On Friday July 24, President Barack Obama ’91 announced that the United States will sign the United Nations Convention on the Rights of Persons with Disabilities, joining more than 100 other nations. The Harvard Law School Project on Disability played a prominent role in the negotiations leading up to the convention, which is the first global human rights treaty of the 21st century.
HPOD was represented at the White House ceremony on Friday afternoon by the project’s Executive Director Michael Stein ’88, Cabell Professor at William & Mary Law School and frequent visiting professor at HLS. An expert in disability law, Stein played an important role in the convention’s drafting and its adoption by the U.N. in 2006. The convention has since been signed by 139 nations and ratified by 59.
“The United States signing of the CRPD and submitting it to the Senate for ratification reaffirms American commitment to rejoining the global community generally, and to continuing leadership in the area of disability law and policy,” said Stein, who will attend the signing at the U.N. on July 31.
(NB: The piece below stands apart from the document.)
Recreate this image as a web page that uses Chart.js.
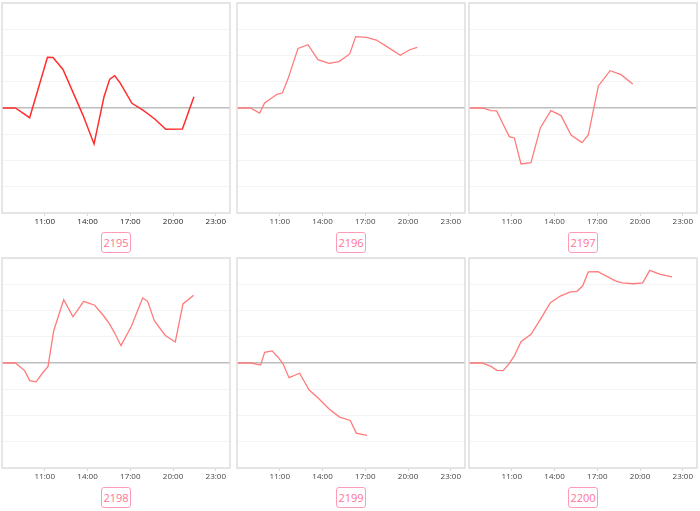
<!DOCTYPE html>
<html>
<head>
<meta charset="utf-8">
<script src="https://cdn.jsdelivr.net/npm/chart.js@4/dist/chart.umd.min.js"></script>
<style>
  body { margin: 0; background: #fff; width: 700px; height: 511px; position: relative; overflow: hidden; }
  canvas { position: absolute; }
  .tag {
    position: absolute; width: 28px; height: 19px; line-height: 19px;
    border: 1px solid #ff9bb6; border-radius: 3px; text-align: center;
    font-family: "Open Sans", sans-serif; font-size: 11px; color: #ff7393; background: #fff;
  }
</style>
</head>
<body>
<script>
// hours of day (x) and values (y) for each unit
const hours2195 = [8.0, 8.94, 9.94, 11.19, 11.58, 12.28, 13.68, 14.46, 15.16, 15.56, 15.91, 16.31, 17.12, 17.89, 18.72, 19.49, 20.66, 21.47];
const vals2195  = [0, 0, -0.37, 1.93, 1.92, 1.47, -0.27, -1.37, 0.43, 1.10, 1.23, 0.94, 0.18, -0.08, -0.42, -0.81, -0.80, 0.43];

const hours2196 = [8.0, 8.94, 9.59, 9.94, 10.83, 11.18, 11.58, 12.28, 12.98, 13.68, 14.46, 15.16, 15.91, 16.33, 17.08, 17.78, 18.60, 19.46, 20.12, 20.65];
const vals2196  = [0, 0, -0.19, 0.19, 0.53, 0.57, 1.11, 2.27, 2.41, 1.84, 1.70, 1.77, 2.06, 2.72, 2.69, 2.59, 2.31, 2.01, 2.22, 2.31];

const hours2197 = [8.0, 8.96, 9.54, 9.94, 10.36, 10.83, 11.18, 11.65, 12.35, 13.01, 13.75, 14.46, 15.16, 15.93, 16.37, 17.08, 17.90, 18.67, 19.49];
const vals2197  = [0, 0, -0.10, -0.11, -0.58, -1.09, -1.14, -2.13, -2.08, -0.75, -0.10, -0.29, -1.03, -1.32, -1.03, 0.84, 1.42, 1.27, 0.91];

const hours2198 = [8.0, 8.94, 9.59, 9.94, 10.39, 10.81, 11.23, 11.63, 12.33, 12.98, 13.73, 14.50, 15.13, 15.53, 15.91, 16.35, 17.08, 17.87, 18.22, 18.69, 19.46, 20.16, 20.70, 21.45];
const vals2198  = [0, 0, -0.29, -0.67, -0.72, -0.41, -0.13, 1.23, 2.41, 1.76, 2.35, 2.20, 1.80, 1.50, 1.14, 0.66, 1.40, 2.48, 2.35, 1.61, 1.05, 0.80, 2.25, 2.58];

const hours2199 = [8.0, 9.0, 9.66, 9.94, 10.46, 10.88, 11.23, 11.65, 12.40, 13.05, 13.75, 14.46, 15.20, 15.95, 16.37, 17.12];
const vals2199  = [0, 0, -0.08, 0.41, 0.46, 0.22, -0.03, -0.56, -0.39, -1.02, -1.36, -1.75, -2.06, -2.19, -2.67, -2.76];

const hours2200 = [8.0, 8.91, 9.54, 9.96, 10.39, 10.78, 11.18, 11.65, 12.35, 13.01, 13.71, 14.41, 15.11, 15.58, 15.98, 16.37, 17.05, 18.27, 18.74, 19.56, 20.19, 20.68, 21.43, 22.25];
const vals2200  = [0, 0, -0.13, -0.28, -0.29, -0.05, 0.27, 0.81, 1.09, 1.66, 2.30, 2.55, 2.71, 2.73, 2.94, 3.47, 3.48, 3.13, 3.05, 3.02, 3.05, 3.53, 3.38, 3.28];

const xTicks = [11, 14, 17, 20, 23];

const panels = [
  { name: '2195', hours: hours2195, vals: vals2195, left: 2,   top: 3,   color: '#ff2e2e', width: 1.5, tickColor: '#222' },
  { name: '2196', hours: hours2196, vals: vals2196, left: 237, top: 3,   color: '#ff7b7b', width: 1.3, tickColor: '#444' },
  { name: '2197', hours: hours2197, vals: vals2197, left: 469, top: 3,   color: '#ff7b7b', width: 1.3, tickColor: '#444' },
  { name: '2198', hours: hours2198, vals: vals2198, left: 2,   top: 258, color: '#ff7b7b', width: 1.3, tickColor: '#444' },
  { name: '2199', hours: hours2199, vals: vals2199, left: 237, top: 258, color: '#ff7b7b', width: 1.3, tickColor: '#444' },
  { name: '2200', hours: hours2200, vals: vals2200, left: 469, top: 258, color: '#ff7b7b', width: 1.3, tickColor: '#444' }
];

// draw the full frame round the plot area
const frame = {
  id: 'frame',
  afterDraw(chart) {
    const a = chart.chartArea, ctx = chart.ctx;
    ctx.save();
    ctx.strokeStyle = '#dedede';
    ctx.lineWidth = 1.5;
    ctx.strokeRect(a.left, a.top, a.right - a.left, a.bottom - a.top);
    ctx.restore();
  }
};

panels.forEach(p => {
  const cv = document.createElement('canvas');
  cv.width = 232; cv.height = 228;
  cv.style.left = (p.left - 2) + 'px';
  cv.style.top = (p.top - 3) + 'px';
  document.body.appendChild(cv);

  const tag = document.createElement('div');
  tag.className = 'tag';
  tag.textContent = p.name;
  tag.style.left = (p.left + 114 - 15) + 'px';
  tag.style.top = (p.top + 229) + 'px';
  document.body.appendChild(tag);

  new Chart(cv, {
    type: 'line',
    data: {
      datasets: [{
        data: p.hours.map((h, i) => ({ x: h, y: p.vals[i] })),
        borderColor: p.color,
        borderWidth: p.width,
        pointRadius: 0,
        tension: 0,
        fill: false
      }]
    },
    options: {
      responsive: false,
      animation: false,
      layout: { padding: { left: 2, right: 2, top: 3, bottom: 0 } },
      plugins: { legend: { display: false }, tooltip: { enabled: false } },
      scales: {
        x: {
          type: 'linear', min: 8, max: 24,
          afterBuildTicks: s => { s.ticks = xTicks.map(v => ({ value: v })); },
          afterFit: s => { s.height = 15; },
          border: { display: false },
          grid: { drawOnChartArea: false, drawTicks: true, tickLength: 3, color: '#d8d8d8' },
          ticks: {
            autoSkip: false, maxRotation: 0, padding: 1,
            color: p.tickColor, font: { family: 'Open Sans', size: 8 },
            callback: v => v + ':00'
          }
        },
        y: {
          min: -4, max: 4,
          afterFit: s => { s.width = 0; },
          border: { display: false },
          ticks: { display: false, stepSize: 1 },
          grid: {
            drawTicks: false,
            color: c => c.tick.value === 0 ? '#bdbdbd' : '#f3f3f3',
            lineWidth: c => c.tick.value === 0 ? 1.5 : 1
          }
        }
      }
    },
    plugins: [frame]
  });
});
</script>
</body>
</html>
The convention took legal effect one month following the 20th national ratification, on May 3, 2008. Under the direction of Stein and HLS Professor and HPOD Chair William Alford ’77, the project has been working to foster the convention’s implementation. HPOD’s work is concentrated mainly in Bangladesh, China, Korea, the Philippines, South Africa and Vietnam, with growing requests for its assistance from several other nations. HPOD offers scholarly research, legislative development, training programs for disabled persons organizations, and assistance to foreign academic institutions.